First of all, for preaching or other forms of religious presentations for an audience, I would highly recommend making a practice sermon and recording yourself giving the sermon as if it is for a real audience. You will want to pay attention to how quick you speak, your non-verbals (such as what you are doing with your hands), how easy it is to follow your flow of thought, and how much time you are taking. The average sermon these days is between ten and twenty minutes. I would recommend having a watch visible during the sermon to practice pacing yourself, both in speed of speech and in conciseness. If possible, have others watch the video or even the live thing. Make sure not to give them any explanation or context for the speech ahead of time. They need to be able to understand and follow your progression of thought as if they had just walked into the room.
Next, I would recommend seeking out opportunities to practice active listening. Chaplain internships are very difficult to get into, but are the gold standard when it comes to teaching active listening. Volunteer as a mentor for youths or other at risk populations; it is important to gain experience empathizing with people from different backgrounds. When listening, look for common ground and ask questions about parts of their story that you find engaging. You will find yourself more capable of giving quality time this way. Volunteering at a hospital will also give you the opportunity to listen to people grieve and process negative emotions in a constructive manner.
You will want to learn more about key ceremonies and life stages that are associated with your denomination. You could try to meet with parents and ask them what they found meaningful and helpful for coming of age ceremonies/celebrations. Find out what the worries and fears are of people who are single, new parents, empty nesters, and retirees. Additionally, this sounds morbid, but I would recommend visiting a funeral home and interviewing the director about the different parts of the funeral process. Using these experiences and research, write down an action plan for funerals, births, weddings, etc. Especially with deaths, you'll find that you won't have all the time you want/need to prepare.

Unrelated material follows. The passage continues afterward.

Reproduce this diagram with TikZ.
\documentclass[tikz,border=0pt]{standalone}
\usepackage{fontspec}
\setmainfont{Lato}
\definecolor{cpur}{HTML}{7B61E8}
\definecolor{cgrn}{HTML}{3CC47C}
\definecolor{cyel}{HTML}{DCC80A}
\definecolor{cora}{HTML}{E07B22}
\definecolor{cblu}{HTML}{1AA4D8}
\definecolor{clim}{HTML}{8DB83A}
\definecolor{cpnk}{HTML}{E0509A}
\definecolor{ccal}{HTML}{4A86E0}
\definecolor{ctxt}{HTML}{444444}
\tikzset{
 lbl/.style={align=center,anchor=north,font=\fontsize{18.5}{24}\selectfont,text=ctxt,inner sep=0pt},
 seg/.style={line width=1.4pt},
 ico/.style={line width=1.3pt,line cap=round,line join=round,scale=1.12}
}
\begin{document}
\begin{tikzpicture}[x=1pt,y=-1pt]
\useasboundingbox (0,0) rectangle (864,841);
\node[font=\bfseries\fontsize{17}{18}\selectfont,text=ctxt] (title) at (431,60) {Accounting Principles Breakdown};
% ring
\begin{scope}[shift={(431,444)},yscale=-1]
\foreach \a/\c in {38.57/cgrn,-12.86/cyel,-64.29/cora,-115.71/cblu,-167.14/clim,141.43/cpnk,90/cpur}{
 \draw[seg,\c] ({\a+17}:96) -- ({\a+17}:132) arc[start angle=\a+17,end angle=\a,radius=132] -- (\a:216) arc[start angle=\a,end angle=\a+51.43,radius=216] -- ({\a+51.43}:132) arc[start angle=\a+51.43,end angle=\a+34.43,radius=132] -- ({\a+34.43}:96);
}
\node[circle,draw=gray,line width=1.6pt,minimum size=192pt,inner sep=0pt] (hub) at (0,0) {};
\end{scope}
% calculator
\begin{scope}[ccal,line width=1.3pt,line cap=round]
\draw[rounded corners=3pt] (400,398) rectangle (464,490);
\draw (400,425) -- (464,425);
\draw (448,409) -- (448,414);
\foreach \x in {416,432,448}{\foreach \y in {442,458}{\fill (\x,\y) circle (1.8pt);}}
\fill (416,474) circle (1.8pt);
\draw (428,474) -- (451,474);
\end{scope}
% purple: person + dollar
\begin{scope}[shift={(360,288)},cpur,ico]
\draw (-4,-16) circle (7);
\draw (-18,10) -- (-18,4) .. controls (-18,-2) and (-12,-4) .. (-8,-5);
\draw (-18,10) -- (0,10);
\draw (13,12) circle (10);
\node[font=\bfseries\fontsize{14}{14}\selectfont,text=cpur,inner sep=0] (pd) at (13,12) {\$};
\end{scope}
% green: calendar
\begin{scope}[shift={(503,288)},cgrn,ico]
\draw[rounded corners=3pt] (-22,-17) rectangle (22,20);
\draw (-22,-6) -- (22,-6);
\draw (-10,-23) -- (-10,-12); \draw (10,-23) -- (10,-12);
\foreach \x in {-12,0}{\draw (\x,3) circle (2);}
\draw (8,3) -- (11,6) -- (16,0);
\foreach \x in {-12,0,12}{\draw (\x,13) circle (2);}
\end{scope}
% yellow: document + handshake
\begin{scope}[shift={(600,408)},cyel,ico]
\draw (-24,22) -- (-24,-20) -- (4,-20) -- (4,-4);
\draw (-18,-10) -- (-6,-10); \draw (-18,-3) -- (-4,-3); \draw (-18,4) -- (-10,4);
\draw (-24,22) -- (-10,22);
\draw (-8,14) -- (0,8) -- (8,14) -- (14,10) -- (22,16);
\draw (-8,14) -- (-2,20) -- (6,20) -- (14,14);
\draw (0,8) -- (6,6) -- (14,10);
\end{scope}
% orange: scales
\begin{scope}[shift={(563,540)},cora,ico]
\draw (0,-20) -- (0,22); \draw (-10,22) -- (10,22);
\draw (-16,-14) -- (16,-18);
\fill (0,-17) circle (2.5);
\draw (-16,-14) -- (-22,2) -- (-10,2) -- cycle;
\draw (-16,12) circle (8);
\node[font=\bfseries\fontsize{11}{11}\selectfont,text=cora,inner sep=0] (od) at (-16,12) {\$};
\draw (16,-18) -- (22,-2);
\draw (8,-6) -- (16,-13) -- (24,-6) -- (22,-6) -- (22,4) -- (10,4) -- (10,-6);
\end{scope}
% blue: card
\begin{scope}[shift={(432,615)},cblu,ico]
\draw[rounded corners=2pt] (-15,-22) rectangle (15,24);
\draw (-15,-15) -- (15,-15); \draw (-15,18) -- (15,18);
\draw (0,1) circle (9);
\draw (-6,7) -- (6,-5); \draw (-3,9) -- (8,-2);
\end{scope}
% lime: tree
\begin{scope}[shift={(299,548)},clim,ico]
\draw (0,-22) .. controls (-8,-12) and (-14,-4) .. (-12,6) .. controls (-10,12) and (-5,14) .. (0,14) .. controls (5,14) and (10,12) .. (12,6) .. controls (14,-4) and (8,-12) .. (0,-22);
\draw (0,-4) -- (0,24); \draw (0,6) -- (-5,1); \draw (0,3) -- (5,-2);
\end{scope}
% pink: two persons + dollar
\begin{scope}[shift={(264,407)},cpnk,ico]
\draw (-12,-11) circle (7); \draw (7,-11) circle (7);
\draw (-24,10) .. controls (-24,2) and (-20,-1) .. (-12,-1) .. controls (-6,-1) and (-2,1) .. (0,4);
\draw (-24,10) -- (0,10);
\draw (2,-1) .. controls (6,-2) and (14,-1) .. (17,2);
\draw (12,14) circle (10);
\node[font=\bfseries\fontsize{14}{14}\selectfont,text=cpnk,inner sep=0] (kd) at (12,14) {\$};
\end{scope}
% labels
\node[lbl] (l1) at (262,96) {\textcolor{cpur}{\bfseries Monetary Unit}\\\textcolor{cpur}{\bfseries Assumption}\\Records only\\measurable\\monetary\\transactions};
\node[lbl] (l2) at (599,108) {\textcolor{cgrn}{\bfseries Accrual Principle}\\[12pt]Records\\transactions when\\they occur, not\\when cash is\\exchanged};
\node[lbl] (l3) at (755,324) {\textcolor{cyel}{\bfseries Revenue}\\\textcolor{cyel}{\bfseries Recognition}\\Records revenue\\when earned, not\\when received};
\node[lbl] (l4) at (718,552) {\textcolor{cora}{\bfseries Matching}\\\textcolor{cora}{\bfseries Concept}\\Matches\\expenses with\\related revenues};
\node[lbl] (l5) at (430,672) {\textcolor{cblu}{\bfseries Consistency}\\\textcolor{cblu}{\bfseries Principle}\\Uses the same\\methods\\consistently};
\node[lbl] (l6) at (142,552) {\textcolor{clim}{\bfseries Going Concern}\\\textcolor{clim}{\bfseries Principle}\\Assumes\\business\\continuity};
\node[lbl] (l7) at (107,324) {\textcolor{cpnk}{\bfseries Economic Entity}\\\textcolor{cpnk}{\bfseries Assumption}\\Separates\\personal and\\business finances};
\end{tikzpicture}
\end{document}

Read a variety of authors and not just the ones that are closest with your worldview. In pastoral work, you'll find that people will put up with a surprising level of dissonance between their personal views and the ones of their church. By reading a wide variety, you'll be more able to understand the background and worldview of others.
Lastly, I did not realize how useful my exposure to the Enneagram personality system would be for pastoral work. Research on this topic will give big returns on your time invested.